Sunday, October 10, 2010

NBR

Those Coonasseses are hunting 12 froor Gators with .22 rim-fires! Just wow.

Tuesday, October 5, 2010

"America is all about speed. Hot, nasty, bad-ass speed."


OK, Elenore never said that but it still rings true. It certainly does for me. I have noticed that I am totally incapable of going "slow" on a bike. I am by no means fast but I go faster than I should be going. When I ride I don't "warm up" or "get in the grove" I start pounding up the hill and get up to speed. I don't have a computer on the Raleigh but on my MTBs "speed" is about 13MPH which is not fast for the fast guys on road bikes but for a fat guy on a MTB or a 30 year old clunker with a sticky back wheel, it's a lot of energy-sapping effort. I do it all the time too. I do it riding off road, or going to the bank or even on the bike path with the trailer attached!
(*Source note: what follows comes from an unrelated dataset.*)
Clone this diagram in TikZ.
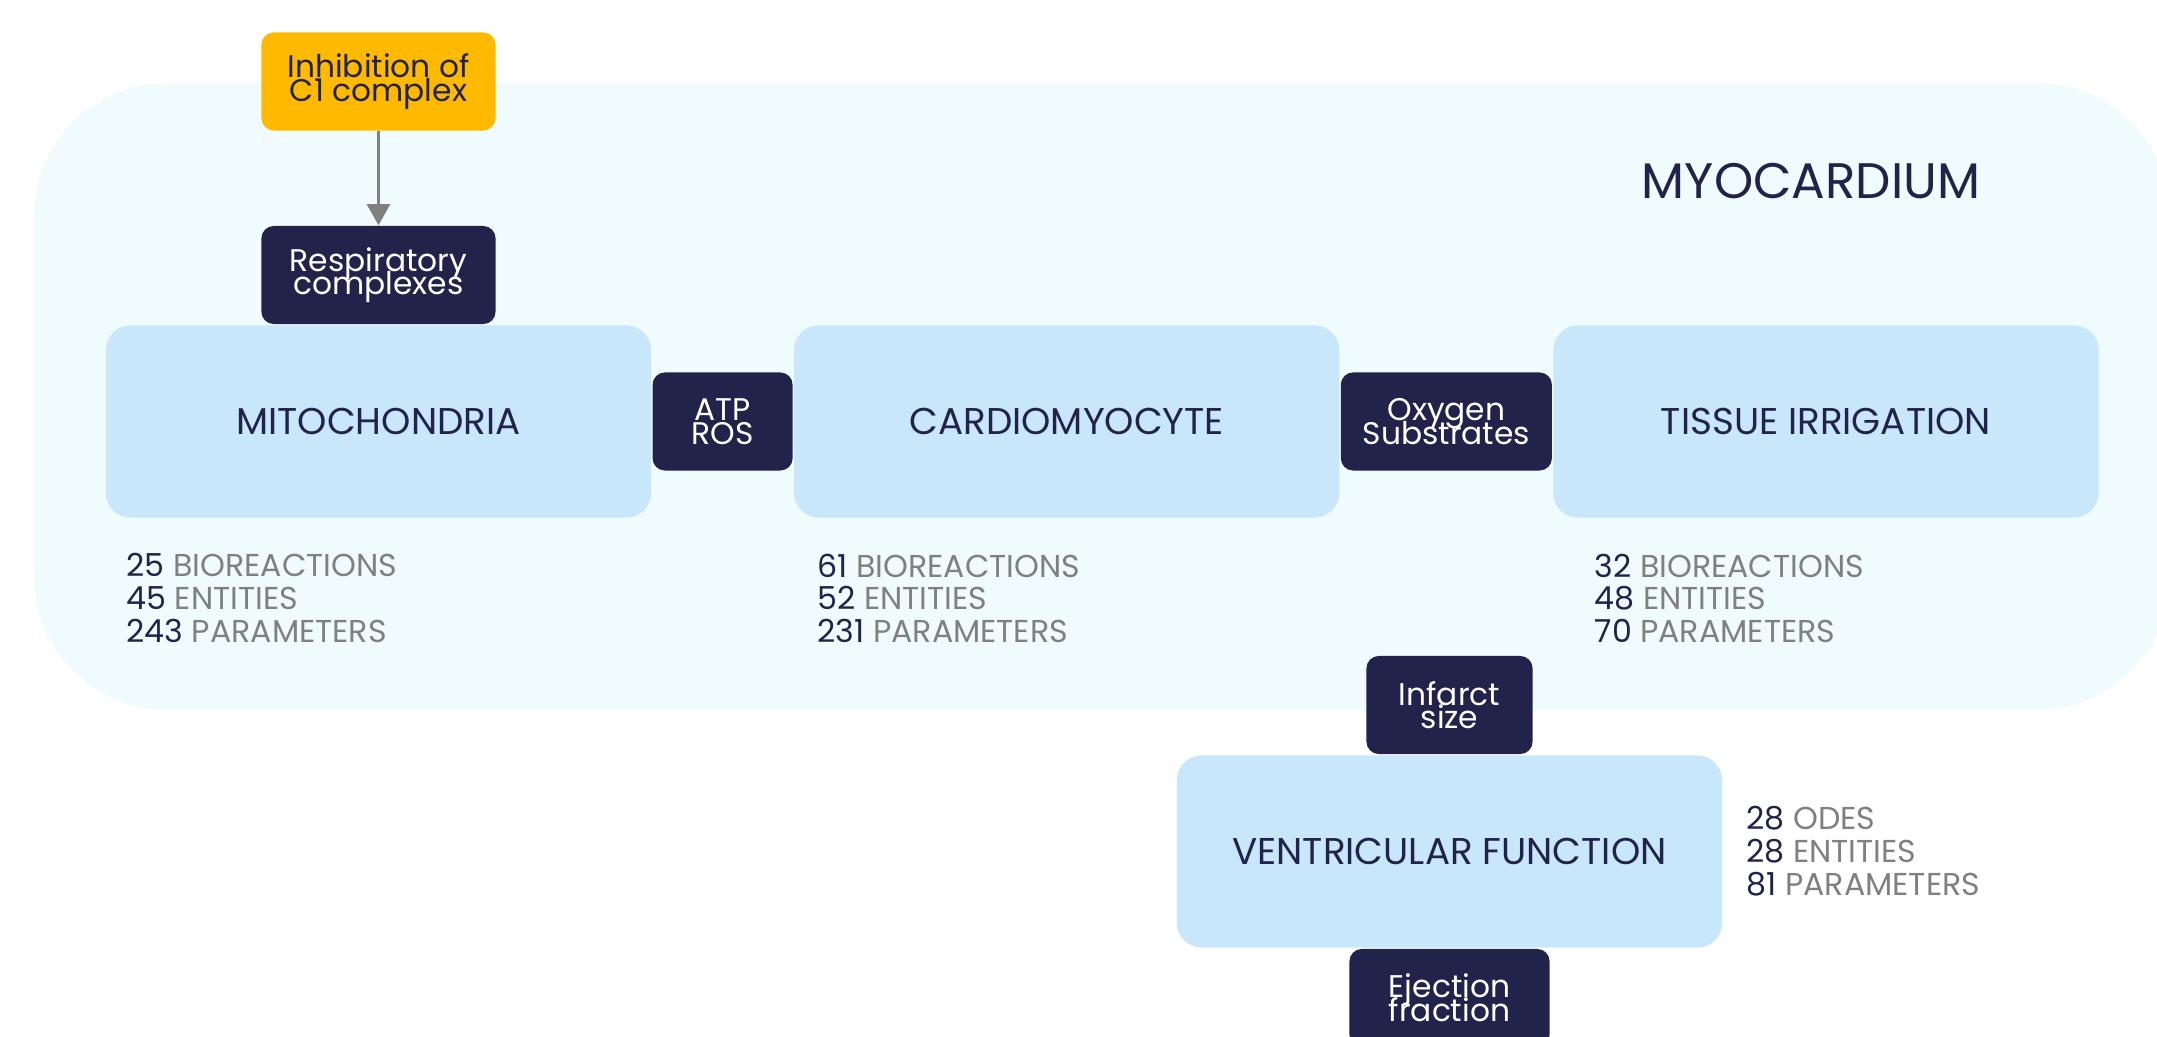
\documentclass[tikz,border=0pt]{standalone}
\usepackage{fontspec}
\setmainfont{Poppins}
\usetikzlibrary{positioning,arrows.meta}
\definecolor{navy}{HTML}{22234A}
\definecolor{cellblue}{HTML}{C9E7FB}
\definecolor{tissuebg}{HTML}{EFFBFC}
\definecolor{inhibyellow}{HTML}{FFBA00}
\definecolor{statgray}{HTML}{808080}
\newcommand{\statline}[2]{\textcolor{navy}{#1} \textcolor{statgray}{#2}}
\newcommand{\tightlines}{\lineskiplimit=-20pt\relax}

\begin{document}
\begin{tikzpicture}[x=0.01cm,y=-0.01cm,
    level/.style={fill=cellblue, rounded corners=7pt, minimum width=5.45cm, minimum height=1.92cm,
      text=navy, font=\fontsize{10.6}{13}\selectfont},
    flux/.style={fill=navy, rounded corners=3.5pt, minimum height=0.98cm, inner sep=0pt,
      text=white, align=center, font=\fontsize{8.9}{6.7}\selectfont\tightlines},
    stats/.style={anchor=north west, align=left, inner sep=0pt,
      font=\fontsize{9}{9.3}\selectfont\tightlines},
  ]
    \useasboundingbox (0,0) rectangle (2157,1037);
    \clip (0,0) rectangle (2157,1037);
    \fill[white] (0,0) rectangle (2157,1037);

    % myocardium compartment
    \fill[tissuebg, rounded corners=38pt] (34,83) rectangle (2170,710);
    \node[text=navy, font=\fontsize{14.2}{17}\selectfont] (myo) at (1811,181) {MYOCARDIUM};

    \node[level] (mito) at (378.5,421.5) {MITOCHONDRIA};
    \node[flux, minimum width=1.40cm, right=0pt of mito] (atp) {ATP\\ROS};
    \node[level, right=0pt of atp] (cardio) {CARDIOMYOCYTE};
    \node[flux, minimum width=2.11cm, right=0pt of cardio] (oxy) {Oxygen\\Substrates};
    \node[level, right=0pt of oxy] (tissue) {TISSUE IRRIGATION};

    \node[flux, minimum width=2.34cm, above=0pt of mito] (resp) {Respiratory\\complexes};
    \node[flux, fill=inhibyellow, text=navy, minimum width=2.34cm, above=0.94cm of resp] (inhib) {Inhibition of\\C1 complex};
    \draw[-{Triangle[width=6.5pt,length=6pt]}, statgray, line width=0.85pt] (inhib) -- (resp);

    \node[stats] (mitostats) at (126,553) {\statline{25}{BIOREACTIONS}\\\statline{45}{ENTITIES}\\\statline{243}{PARAMETERS}};
    \node[stats] (cardiostats) at (817,553) {\statline{61}{BIOREACTIONS}\\\statline{52}{ENTITIES}\\\statline{231}{PARAMETERS}};
    \node[stats] (tissuestats) at (1594,553) {\statline{32}{BIOREACTIONS}\\\statline{48}{ENTITIES}\\\statline{70}{PARAMETERS}};

    % organ level
    \node[level] (vent) at (1449.5,851.5) {VENTRICULAR FUNCTION};
    \node[flux, minimum width=1.66cm, above=0pt of vent] (infarct) {Infarct\\size};
    \node[flux, minimum width=2.00cm, below=0pt of vent] (eject) {Ejection\\fraction};
    \node[stats] (ventstats) at (1746,806) {\statline{28}{ODES}\\\statline{28}{ENTITIES}\\\statline{81}{PARAMETERS}};
\end{tikzpicture}
\end{document}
I think this is why it's so hard for me to get over that 6 mile "hump": by the time I get to Decision Street I'm whipped out from the initial 2.5 mile sprint and bail into that nice mile long descent that is just around the corner. It doesn't help that I know that the next climb on the "long route" is, to me, tourturously long and that I have only once ever been able to ride the whole ascent. I think I might try a route that I found on MapMyRide.com that is just under ten miles long and has the worst climb of the route near the beginning of it.